In fact, Coinbase and Kraken are actively exploring the tokenization of traditional equities, with the goal of enabling 24/7 stock trading on-chain. This could extend market access, improve settlement efficiency and increase competitive pressure on traditional exchanges such as the NYSE.
Settlement can now happen in minutes, not days. Compliance and documentation can be handled by smart contracts instead of paper and PDFs. Fractional ownership opens up access to asset classes that used to be out of reach for most investors. Tokenization doesn't just modernize systems; it reshapes who gets to participate.

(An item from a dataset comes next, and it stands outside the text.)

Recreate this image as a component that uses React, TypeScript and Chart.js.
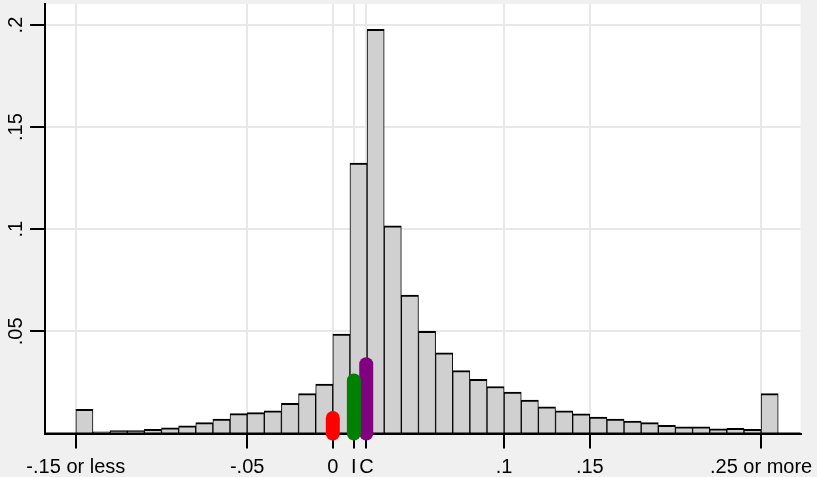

There's Friction, But Also A Clearer Path Forward
Yes, there are still hurdles as regulation lags behind the tech. But global regulators are slowly catching up. The EU's MiCA framework is now live. The UAE has established a dedicated Virtual Asset Authority. The U.K. is planning a Crypto Roadmap by 2026. In the U.S., if the CLARITY Act is passed, it would provide a much clearer regulatory framework for digital assets, particularly by distinguishing between "digital commodities" and "securities." This would offer companies a more defined path to engage with digital assets in a compliant manner, replacing the uncertainty that has historically hindered the growth of tokenization.
On the enterprise side, many are wary of diving deep into Web3 due to a need for privacy, particularly in highly regulated industries. That's where hybrid infrastructure comes in: models that blend public transparency with private transaction control. Enterprises can scale into public systems while keeping sensitive data shielded. It's not a binary choice between 'status quo' and public networks with utility tokens; it's now a spectrum.
Still, forward-looking companies aren't waiting. They're engaging regulators, aligning with emerging standards and investing in interoperability now. This isn't defensive. It's a long-term advantage.
Looking Ahead
Tokenized real-world assets aren't here to replace traditional instruments. They're here to expand the menu. Lower entry points, broader access and new formats will complement existing portfolios, not compete with them.
This is evolution, not upheaval. But make no mistake: Tokenization is changing how ownership is defined, how capital flows and how trust is embedded in systems.
So the real question isn't when this will happen. It's whether your organization is building for it now. Because the rails are being rebuilt. And those building them will shape what comes next!